If you spend enough time reading white papers on neural networks, you get used to the scent of fresh benchmarks. Every week, a new model claims to have finally cracked the code on reasoning, math, or Python. But out on the loading docks, specifically within the grinding gears of global supply chains, the benchmarks that actually move the needle are measured in pallets and fuel. Right now, those numbers are telling a story that Silicon Valley isn't exactly tweeting about.

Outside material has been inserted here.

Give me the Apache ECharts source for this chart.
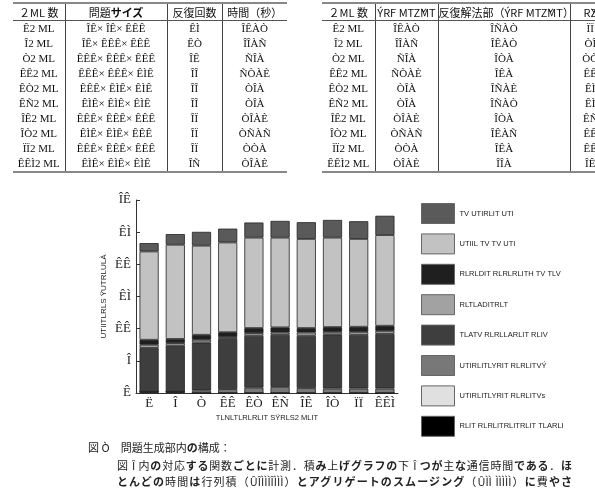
<!DOCTYPE html>
<html><head><meta charset="utf-8">
<script src="https://cdn.jsdelivr.net/npm/echarts@6/dist/echarts.min.js"></script>
<style>
body{margin:0;background:#fff;width:595px;height:489px;overflow:hidden;position:relative;}
#chart{position:absolute;left:0;top:0;width:595px;height:489px;}
.tb{position:absolute;top:2px;overflow:hidden;}
table{border-collapse:collapse;table-layout:fixed;font-family:'Liberation Serif',serif;font-size:11px;color:#111;}
th{font-family:'Noto Sans CJK JP';font-weight:normal;font-size:11px;height:15px;padding:0;border-top:2px solid #888;border-bottom:1px solid #555;white-space:nowrap;overflow:hidden;}
td{height:15px;padding:0;text-align:center;white-space:nowrap;line-height:15px;overflow:hidden;}
tr:last-child td{border-bottom:2px solid #888;}
th+th,td+td{border-left:1px solid #444;}
.cap{position:absolute;font-family:'Noto Sans CJK JP';font-size:11px;color:#222;white-space:nowrap;line-height:14px;}
.j{text-align:justify;text-align-last:justify;}
</style></head>
<body>
<div id="chart"></div>
<div class="tb" id="t1" style="left:13px;width:276px;"></div>
<div class="tb" id="t2" style="left:322px;width:273px;"></div>
<div class="cap" style="left:88px;top:440px;">図 Ò　問題生成部内<b>の</b>構成：</div>
<div class="cap j" style="left:117px;top:458px;width:455px;">図 Î 内<b>の</b>対応<b>する</b>関数<b>ごとに</b>計測．積<b>み</b>上<b>げグラフの</b>下 Î <b>つが</b>主<b>な</b>通信時間<b>である</b>．<b>ほ</b></div>
<div class="cap j" style="left:117px;top:474px;width:455px;"><b>とんどの</b>時間<b>は</b>行列積（ÛÎÌÌÌÎÌÌÌ）<b>とアグリゲートのスムージング</b>（ÛÌÌ ÌÌÌÌÌ）<b>に</b>費<b>やさ</b></div>
<script>
// ---- table data ----
const procLabels = ['Ê2 ML','Î2 ML','Ò2 ML','ÊÊ2 ML','ÊÒ2 ML','ÊÑ2 ML','ÎÊ2 ML','ÎÒ2 ML','ÏÏ2 ML','ÊÊÌ2 ML'];
const problemSizes = ['ÎÊ× ÎÊ× ÊÊÊ','ÎÊ× ÊÊÊ× ÊÊÊ','ÊÊÊ× ÊÊÊ× ÊÊÊ','ÊÊÊ× ÊÊÊ× ÊÌÊ','ÊÊÊ× ÊÌÊ× ÊÌÊ','ÊÌÊ× ÊÌÊ× ÊÌÊ','ÊÊÊ× ÊÊÊ× ÊÊÊ','ÊÌÊ× ÊÌÊ× ÊÊÊ','ÊÊÊ× ÊÊÊ× ÊÊÊ','ÊÌÊ× ÊÌÊ× ÊÌÊ'];
const iterCounts = ['ÊÌ','ÊÒ','ÎÊ','ÎÎ','ÎÎ','ÎÎ','ÎÏ','ÎÏ','ÎÏ','ÎÑ'];
const totalTimes = ['ÎÊÀÒ','ÎÎÀÑ','ÑÎÀ','ÑÒÀÈ','ÒÎÀ','ÒÎÀ','ÒÎÀÈ','ÒÑÀÑ','ÒÒÀ','ÒÎÀÈ'];
const solverTimes = ['ÎÑÀÒ','ÎÊÀÒ','ÎÒÀ','ÎÊÀ','ÎÑÀÈ','ÎÑÀÒ','ÎÒÀ','ÎÊÀÑ','ÎÊÀ','ÎÎÀ'];
const lastCol = ['ÏÏ','ÒÎ','ÒÒ','ÊÊ','ÊÌ','ÊÌ','ÊÑ','ÊÊ','ÊÊ','ÎÊ'];
const t1Head = ['２ML 数','問題<b>サイズ</b>','反復回数','時間（秒）'];
const t2Head = ['２ML 数','ÝRF MTŽMT','反復解法部（ÝRF MTŽMT）','ŘŽ'];

function buildTable(el, head, widths, cols){
  const tw = widths.reduce((a,b)=>a+b,0);
  let h='<table style="width:'+tw+'px"><colgroup>'+widths.map(w=>'<col style="width:'+w+'px">').join('')+'</colgroup><tr>'+head.map(x=>'<th>'+x+'</th>').join('')+'</tr>';
  for(let r=0;r<cols[0].length;r++){
    h+='<tr>'+cols.map(c=>'<td>'+c[r]+'</td>').join('')+'</tr>';
  }
  h+='</table>';
  document.getElementById(el).innerHTML=h;
}
buildTable('t1',t1Head,[52,102,55,65],[procLabels,problemSizes,iterCounts,totalTimes]);
buildTable('t2',t2Head,[53,63,132,40],[procLabels,totalTimes,solverTimes,lastCol]);

// ---- chart data ----
const categories = ['Ë','Î','Ò','ÊÊ','ÊÒ','ÊÑ','ÎÊ','ÎÒ','ÏÏ','ÊÊÌ'];
const yTickLabels = ['Ê','Î','ÊÊ','ÊÌ','ÊÊ','ÊÌ','ÎÊ'];
const seriesNames = [
  'TV UTIRLIT UTI',
  'UTIIL TV TV UTI',
  'RLRLDIT RLRLRLITH TV TLV',
  'RLTLADITRLT',
  'TLATV RLRLLARLIT RLIV',
  'UTIRLITLYRIT RLRLITVÝ',
  'UTIRLITLYRIT RLRLITVs',
  'RLIT RLRLITRLITRLIT TLARLI'
];
const s1 = [0.26,0.33,0.43,0.43,0.47,0.52,0.52,0.55,0.55,0.60];
const s2 = [2.745,2.93,2.77,2.79,2.81,2.79,2.77,2.78,2.73,2.82];
const s3 = [0.155,0.13,0.155,0.15,0.16,0.16,0.14,0.15,0.16,0.16];
const s4 = [0.10,0.08,0.085,0.06,0.08,0.07,0.10,0.08,0.09,0.09];
const s5 = [1.36,1.43,1.49,1.56,1.61,1.62,1.625,1.68,1.67,1.70];
const s6 = [0,0,0.08,0.12,0.17,0.19,0.155,0.14,0.14,0.14];
const s7 = [0,0,0,0,0,0,0,0,0,0];
const s8 = [0.04,0.04,0,0,0,0,0,0,0,0];
const colors = ['#5a5a5a','#c2c2c2','#1f1f1f','#a2a2a2','#3e3e3e','#787878','#e0e0e0','#000000'];
const stackData = [s1,s2,s3,s4,s5,s6,s7,s8];

const chart = echarts.init(document.getElementById('chart'),null,{renderer:'canvas'});
const series = [];
for(let i=7;i>=0;i--){
  series.push({
    name: seriesNames[i], type:'bar', stack:'t', data: stackData[i],
    barCategoryGap:'27%',
    itemStyle:{color:colors[i], borderColor:'#222', borderWidth:0.8},
    emphasis:{disabled:true}
  });
}
chart.setOption({
  animation:false,
  backgroundColor:'transparent',
  grid:{left:136,right:197,top:200,bottom:96},
  legend:{
    orient:'vertical', left:416, top:198, itemWidth:33, itemHeight:20, itemGap:9.4,
    icon:'rect', data: seriesNames.slice(),
    textStyle:{fontFamily:'Liberation Sans', fontSize:7.5, color:'#222'},
    itemStyle:{borderColor:'#666',borderWidth:1}
  },
  xAxis:{
    type:'category', data:categories,
    name:'TLNLTLRLRLIT SŸRLS2 MLIT', nameLocation:'middle', nameGap:21,
    nameTextStyle:{fontFamily:'Liberation Sans', fontSize:7.5, color:'#222'},
    axisLine:{lineStyle:{color:'#333',width:1}},
    axisTick:{inside:true,length:4,lineStyle:{color:'#333'}},
    axisLabel:{interval:0,fontFamily:'Liberation Serif', fontSize:13, color:'#222', margin:4}
  },
  yAxis:{
    type:'value', min:0, max:6, interval:1,
    name:'UTIITLRLS ŸUTRLULÀ', nameLocation:'middle', nameGap:28, nameRotate:90,
    nameTextStyle:{fontFamily:'Liberation Sans', fontSize:8, color:'#222'},
    axisLine:{show:true,lineStyle:{color:'#333',width:1}},
    axisTick:{show:true,inside:true,length:4,lineStyle:{color:'#333'}},
    splitLine:{show:false},
    axisLabel:{fontFamily:'Liberation Serif', fontSize:13, color:'#222', margin:5,
      formatter:v=>yTickLabels[Math.round(v)]}
  },
  series: series
});
</script>
</body></html>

There is a massive disconnect between what a large language model can do in a lab and what machine learning actually does in a warehouse. While tech enthusiasts talk about autonomous agents managing entire global shipping lanes, the reality on the ground is much more modest. We are currently living in the era of the glorified dashboard. In this world, AI is used more as a mirror than a motor.
The Dashboard Trap
For the last few years, the logistics sector has been obsessed with "visibility." This obsession birthed a wave of software that promised AI-driven insights. In practice, most of these tools are just expensive data visualization platforms. They take your historical data, run some basic pattern recognition, and present it on a clean interface.
I call this descriptive AI. It tells you that your shipment is late or that your inventory is low. It might even use a colorful chart to show you why it happened. From a research perspective, however, this is barely scratching the surface of true intelligence. A dashboard is passive. It requires a human to look at it, interpret the data, and make a call. The actual "intelligence" remains outside the system, trapped in the brain of a logistics manager who is likely already overworked.
A Reality Check from the Front Lines
Niraj Jha, the Senior Director of Logistics-Southwest at Niagara Bottling, recently offered a sobering assessment of this dynamic. When asked if AI is truly making its mark in the supply chain today, his response was immediate and blunt.
"The short answer is not yet," Jha says.
That is a heavy statement coming from an executive at a company the size of Niagara Bottling. It suggests that despite the billions of dollars poured into supply chain startups, the core operational needle hasn't moved as much as the marketing brochures claim. Jha notes that the industry is still trying to figure out how to move past the reporting phase. There is a "longer answer" involving the potential for AI, of course, but for now we are stuck in a holding pattern where the technology is a spectator rather than a participant.
From Visualization to Decision Engines
To bridge this gap, we have to move toward what Jha describes as decision engines. In the world of AI research, this is the transition from perception to action. It is one thing for a model to identify a cat in a photo. It is an entirely different challenge for a model to decide how to steer a car to avoid that cat while maintaining safety protocols.
In a supply chain context, a decision engine doesn't just show you a red bar on a chart when a port is congested. It identifies the congestion, calculates the cost of delay versus the cost of rerouting, checks the availability of alternative carriers, and then executes the change autonomously.
This requires a level of confidence in the model's output that simply does not exist in most enterprise settings today. We are essentially waiting for the industry to move from "System 1" thinking (which is reactive and pattern-based) to "System 2" thinking (which is deliberative and goal-oriented). The technical hurdles are massive. Real-world logistics data is often noisy, siloed, and incomplete. You cannot train a high-stakes decision engine on data that is fundamentally broken.
The Wrapper Problem
As someone who tracks model performance daily, I see a familiar pattern here. Just as we saw a flood of "AI wrappers" in the consumer space (basically thin interfaces over existing APIs) we are seeing "AI-washing" in logistics. Many companies are rebranding their old, rule-based software as AI to satisfy board members or attract fresh investment.
This creates a dangerous feedback loop. When these systems fail to deliver the promised efficiency, it leads to "AI fatigue" among executives like Jha. They become skeptical of the real breakthroughs because they have been burned by the fake ones. For AI to actually take hold in manufacturing, we need to stop focusing on the UI and start focusing on the underlying data integrity.
The Path Toward True Autonomy
The question isn't whether AI can manage a supply chain, but when we will actually trust it to do so. Companies like Niagara Bottling are waiting for a shift in maturity where the software moves from being a helpful assistant to a reliable operator.
This will require more than just better algorithms. It will require a total rethink of how data is collected on the factory floor and how those systems communicate with one another. Until then, we remain in the dashboard era. We are watching the data flow by, waiting for the moment when the machines don't just tell us we have a problem, but actually decide how to fix it.
Jha’s skepticism is well-earned, but the transition might be closer than the current state of the industry suggests. First, however, we have a lot of legacy code to delete.